Inspiration is fine, but above all, innovation is really a management process.

This article stresses on the fact that getting an idea is fine – but what about putting it to work – in terms of – revenues, feasibility, etc.

It starts by giving the example of Edison – most people would cite Edison as the inventor of the lightbulb – truth is there were others – decades before Edison who had “invented” the lightbulb. But Edison gets the glory because Edison not only made a new and improved lightbulb, he also provided the means/channel for the masses to actually use the lightbulb- sockets, the whole electrical system. Afterall, what good is an invention if the people who make the market cannot afford it/use it. Basically, it means that Edison “managed” the innovation process unlike his predecessors.

The management of innovation isn’t any easier today than it was during Edison’s era. Maybe we can take a pointer from all those “self-help” books which proclaim that we have to make our own luck – I mean it is somewhat easy to get lucky once in a while – but the trick would be to repeat the performance! One quote from the article by Paul Saffo (research director at the think tank institute for the future) goes like this “Managing innovation means cultivating an environment where lightning can strike twice. It’s extraordinarily difficult.” Wow! some help there – as it is innovation is tough and then we get people who are supposed to be the experts telling us how “extraordinarily difficult” it is – maybe articles on innovation should be written in an “optimistic” tone.
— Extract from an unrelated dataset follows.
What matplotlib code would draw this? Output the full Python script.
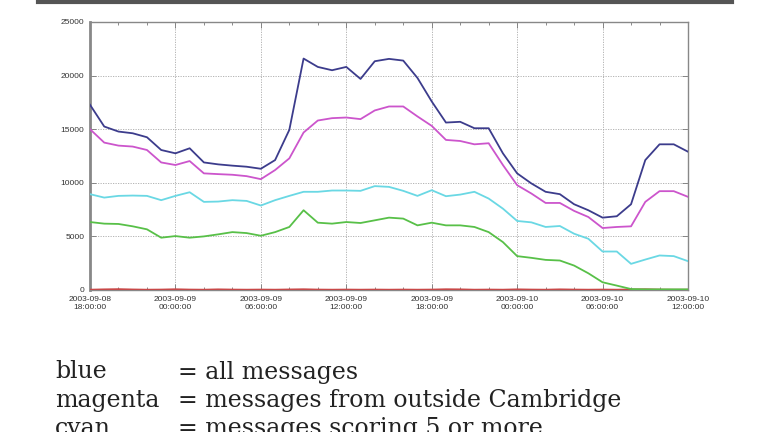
import matplotlib
matplotlib.use("Agg")
import matplotlib.pyplot as plt
from matplotlib.ticker import MultipleLocator

# hours since 2003-09-08 18:00:00 (hourly samples)
hours = list(range(43))

blue = [17280, 15250, 14780, 14620, 14250, 13060, 12750, 13220, 11900, 11720, 11600,
        11500, 11310, 12120, 14940, 21590, 20810, 20500, 20810, 19690, 21340, 21560,
        21400, 19780, 17590, 15620, 15690, 15090, 15090, 12750, 10880, 9940,
        9160, 8940, 8000, 7440, 6750, 6880, 8000, 12120, 13590, 13590, 12900]
magenta = [15000, 13750, 13470, 13380, 13060, 11900, 11660, 12030, 10880, 10810, 10750,
           10620, 10340, 11190, 12280, 14690, 15810, 16030, 16090, 15940, 16750, 17120,
           17120, 16190, 15310, 14000, 13900, 13590, 13690, 11660, 9780, 9000,
           8120, 8120, 7380, 6810, 5780, 5880, 5940, 8220, 9220, 9220, 8690]
cyan = [8940, 8620, 8780, 8810, 8780, 8380, 8780, 9120, 8220, 8250, 8380,
        8310, 7880, 8380, 8780, 9160, 9160, 9280, 9280, 9250, 9690, 9620,
        9250, 8780, 9310, 8750, 8900, 9160, 8530, 7590, 6440, 6310,
        5880, 5970, 5250, 4780, 3590, 3590, 2440, 2840, 3220, 3160, 2690]
green = [6340, 6190, 6160, 5940, 5660, 4880, 5030, 4880, 5000, 5190, 5400,
         5310, 5060, 5400, 5880, 7440, 6280, 6190, 6340, 6250, 6500, 6750,
         6660, 6030, 6280, 6030, 6030, 5880, 5400, 4470, 3160, 3000,
         2810, 2750, 2280, 1560, 720, 410, 90, 60, 60, 60, 60]
red = [30, 60, 80, 50, 30, 40, 70, 40, 30, 60, 40,
       30, 40, 30, 50, 70, 40, 30, 40, 30, 40, 30,
       40, 30, 40, 70, 60, 30, 40, 30, 60, 40,
       30, 60, 40, 30, 40, 30, 50, 70, 40, 30, 30]

xtick_pos = [0, 6, 12, 18, 24, 30, 36, 42]
xtick_labels = ["2003-09-08\n18:00:00", "2003-09-09\n00:00:00", "2003-09-09\n06:00:00",
                "2003-09-09\n12:00:00", "2003-09-09\n18:00:00", "2003-09-10\n00:00:00",
                "2003-09-10\n06:00:00", "2003-09-10\n12:00:00"]
ytick_vals = [0, 5000, 10000, 15000, 20000, 25000]

legend_names = ["blue", "magenta", "cyan"]
legend_desc = ["all messages", "messages from outside Cambridge", "messages scoring 5 or more"]

fig = plt.figure(figsize=(7.68, 4.32), dpi=100)
fig.patch.set_facecolor("white")

# top dark bar
fig.add_artist(plt.Line2D([38 / 768, 732 / 768], [1 - 1.5 / 432, 1 - 1.5 / 432],
                          color="#555555", lw=3.0, transform=fig.transFigure))

ax = fig.add_axes([90 / 768, 1 - 290 / 432, 598 / 768, 268 / 432])
ax.plot(hours, red, color="#c84848", lw=1.3, zorder=3)
ax.plot(hours, green, color="#58c048", lw=1.3, zorder=3)
ax.plot(hours, cyan, color="#6ad8e4", lw=1.3, zorder=3)
ax.plot(hours, magenta, color="#cc55cc", lw=1.3, zorder=3)
ax.plot(hours, blue, color="#3c3c8c", lw=1.3, zorder=3)

ax.set_xlim(0, 42)
ax.set_ylim(0, 25000)
ax.set_xticks(xtick_pos)
ax.set_xticklabels(xtick_labels, fontsize=6, family="Liberation Sans", color="#333333",
                   linespacing=1.2)
ax.xaxis.set_minor_locator(MultipleLocator(2))
ax.set_yticks(ytick_vals)
ax.set_yticklabels([str(v) for v in ytick_vals], fontsize=6, family="Liberation Sans",
                   color="#333333")
ax.tick_params(axis="both", which="both", direction="in", top=True, right=True,
               color="#777777", width=0.6)
ax.tick_params(axis="both", which="major", length=4, pad=4)
ax.tick_params(axis="x", which="minor", length=2.5)
ax.grid(True, which="major", color="#aaaaaa", lw=0.6, ls=(0, (1.5, 1.5)))
for s in ["top", "right", "bottom"]:
    ax.spines[s].set_color("#888888")
    ax.spines[s].set_linewidth(1.0)
ax.spines["left"].set_color("#888888")
ax.spines["left"].set_linewidth(2.0)

# legend text below
rows_y = [372, 400, 429]
for name, desc, yy in zip(legend_names, legend_desc, rows_y):
    fig.text(55 / 768, 1 - yy / 432, name, fontsize=17, family="DejaVu Serif",
             color="#222222", va="center", ha="left")
    fig.text(178 / 768, 1 - yy / 432, "= " + desc, fontsize=17, family="DejaVu Serif",
             color="#222222", va="center", ha="left")

fig.savefig("out.png", dpi=100, facecolor="white")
The article then states some problems – why innovation is tough, why breakthroughs are tough – a lot of forces today conspire against innovative products getting to market. Small outfits that are often the most innovative get short shrift because buyers aren’t sure they can deliver or even survive to keep supporting their products. Then there is the “innovator’s dilemma”. Another quote from Gerard M. Mooney, vice-president and director of corporate strategy at IBM (IBM ): “All big companies have trouble coming up with the Next Big Thing.”

At my last workplace, we use to often cringe at the word “commoditization” – we had done a case study when we joined as rookies and since then the word “commoditization” used to bring back memories of “long hours”. The article give the blame of slow or no innovation to “commodotization”.

Serial innovation may prove to be the key skill of the Information Age. Another quote by John Seely Brown – “Serendipity is nice, but we can’t leave this to happenstance. We just don’t have the money any longer to screw around.”

The good news is that crisis is the mother of innovation. Ah! Now that is fodder to chew on. Very interesting – not that I’m hearing it for the first time – but just the fact that “organized” crises/risk are so difficult to manufacture and everyone talks of them all the time – had I known how to organize crises periodically – I would have had my door beaten down by now!

Another nugget : “Thinking big is important, but sweating the details is just as critical to spurring continuous innovation.

Perhaps the most fundamental quality of innovative companies is that they never stop hammering away at problems and opportunities. They know that if they don’t, someone else will hammer them. Another quote by John L. Hennessy, president of Stanford University and co-founder of chip designer MIPS Computer Systems (MIPS ): “It’s better to shoot yourself in the foot than to allow somebody else to shoot you in some more vital part of the anatomy.”

Increasingly, companies are rethinking where innovations come from. The best ideas aren’t always inside corporate research and development labs – it’s becoming crucial to knock down walls inside the company — between research and manufacturing or marketing — while at the same time reaching outside the company for ideas. But it’s not easy to do. Another quote by Karl Ronn, vice-president of P&G’s home-care division: “Innovation nowadays is more like improvisation in jazz than playing out a score that’s already written.”

The ultimate in innovation, though, is not merely to come up with new products and services. It’s to create entirely new markets where none existed before — and better yet, to provide something that changes the way we live and work. Innovation was never just about new gizmos and gadgets. But in a service economy, innovations more than ever must transcend objects.

A fundamental constant of innovation: Nothing stays constant. Contending with innovation’s disruptive influence requires a “culture of divine discontent” in which everyone itches to improve things. Most people, unleashed, are innovators. Humans are this great species of tool-using animal who like to make our world better. The companies that can unleash that particular animal instinct are the ones that will thrive.